The Dow Jones Industrial Average climbed 221 points to close at 8721.44. That was its highest level since January and its eighth daily rise of at least 200 points since the market's bottom in March. The index of blue-chip stocks now stands 33 percent higher than the March 9 low, although it is slightly negative for the year.
S&P, Nasdaq positive in '09
The other indexes enjoyed similar sharp rises. The Standard & Poor's 500 index climbed 2.6 percent to close at 942.87, its highest level since November. The tech-heavy Nasdaq index rose 3.1 percent to close at 1828.68. That was its highest close since October.
The market's momentum came as the federal government and a manufacturing group released better-than-expected numbers on the economy's performance. An 0.8 percent increase in construction spending for April hid some looming problems for the sector.
But a government report showed a 1.1 percent rise in Americans' disposable income for the same month, and a private manufacturing survey for May pointed to the first increase in new orders since November 2007.

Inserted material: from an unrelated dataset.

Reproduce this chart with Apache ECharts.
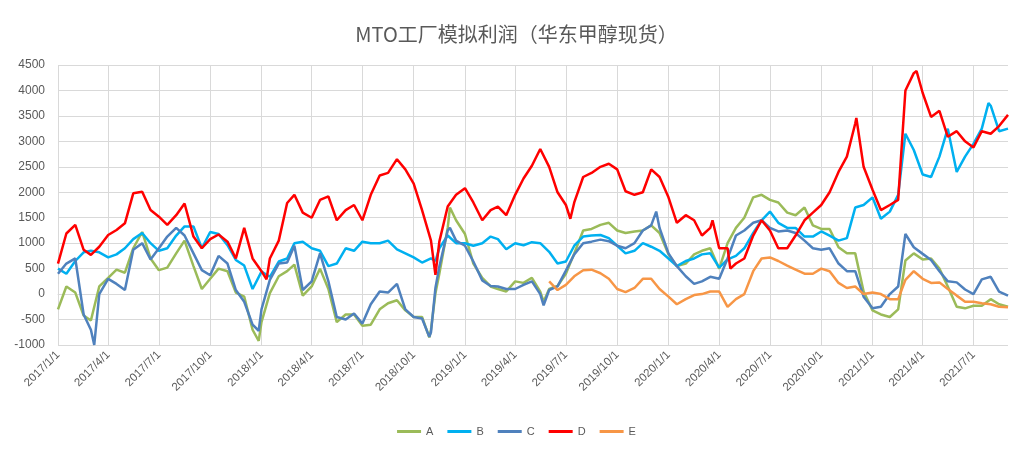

The manufacturing survey from the Institute for Supply Management also showed that customer inventories were falling and that nine industries were reporting their inventories as "too low."
Bottoming out
These latter two indexes – a rise in new orders and a fall in inventories "are the first two sub-indices to switch direction in this incipient bottoming process," wrote blogger Edward Harrison in Credit Writedowns. "You should see industrials as a canary in the coalmine for recovery as these are cyclical stocks and industries, so the ISM Index is really one to watch going forward."